Sunday 22 July 2012

A Collaborative DAW?

In these days of high speed internet many tasks that previously needed people to get together in one place can be done on-line. That saves time and money, but also makes possible collaborations that would have been impossible before. Since I joined the Six String Bliss guitar community I've participated in a couple of collaborative songs where participants were distributed all over the world and had mostly never actually met each other. These were done by sharing backing tracks using Dropbox that we would load into our local DAW and then send back an export of our own tracks for a nominated producer to mix.

I did the vocals on this with 8 or 9 others doing various tracks.


I was thinking that the tools could make this a smoother process. I'd be surprised if something similar to what I'm thinking of doesn't already exist. I'm thinking that the 'producer' would do the backing tracks as before, but could select an option to share a mix with other participants. That would then automatically appear in their DAW project as a track without manual export and import. They would send their tracks back by the same method. It would be something like a shared Dropbox folder where you all get any files placed there, but would need some tweaks so you just get the final version when it is ready. The files involved will be fairly large, but shouldn't take more than minutes to transfer in general.

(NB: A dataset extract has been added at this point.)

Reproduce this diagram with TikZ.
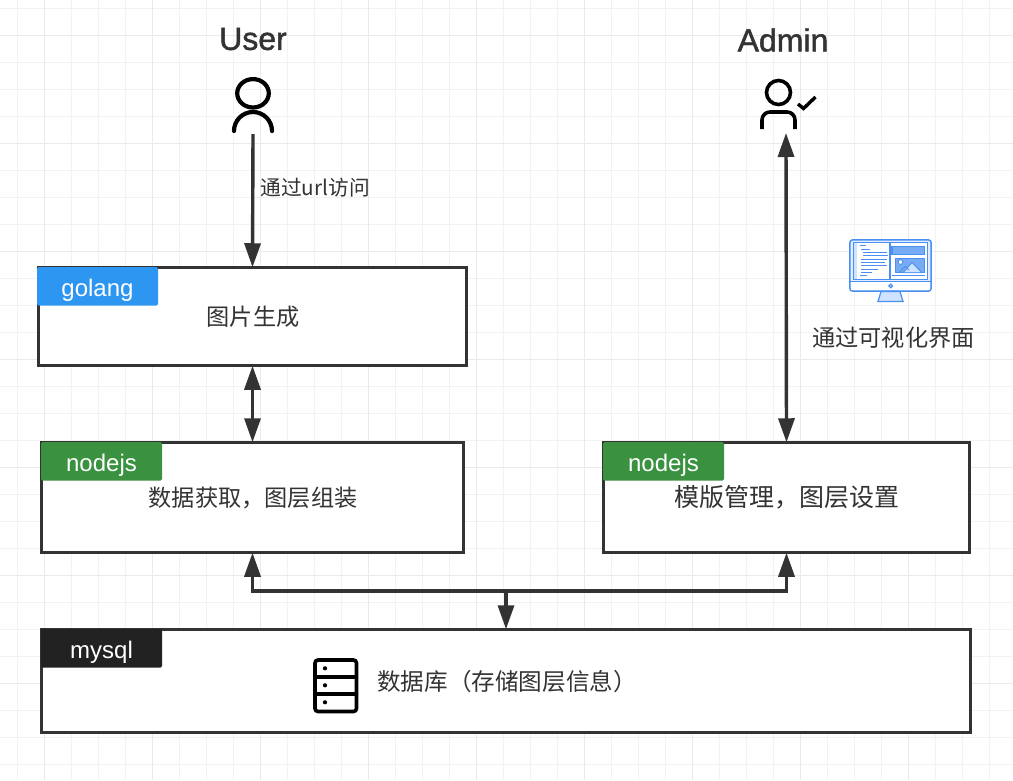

A further level would be the ability for others to monitor the tracking as it happened so they can offer suggestions. Actually playing together 'live' over the internet has issues due to the inherent latency (see below), but we're all merrily doing near real-time audio these days via Skype and other services in very reasonable quality.

Ohm Studio offers most of these features, but is not available on Linux. It looks like they anticipated my thoughts. The MIDI should work well as the files are pretty small. It looks like a smooth experience.


It would be cool to see this sort of thing implemented within Ardour.

Another type of collaboration is the jam session. As mentioned above it's hard to get low latency due to the nature of the internet and the limits of the speed of light. Ninjam has been around for years and gets around this by using looped backing and not sharing a player's audio until the loop ends. I've tried it briefly by running Reaper on Wine, but didn't fully get the hang of it.

The standalone Ninjam client hasn't  been updated in a few years, but I just found a project called Wahjam that has taken the code and seems to be in active development.

I also came across ejamming that seems to have found ways around the latency issue. It's also not on Linux,but looks like clever stuff.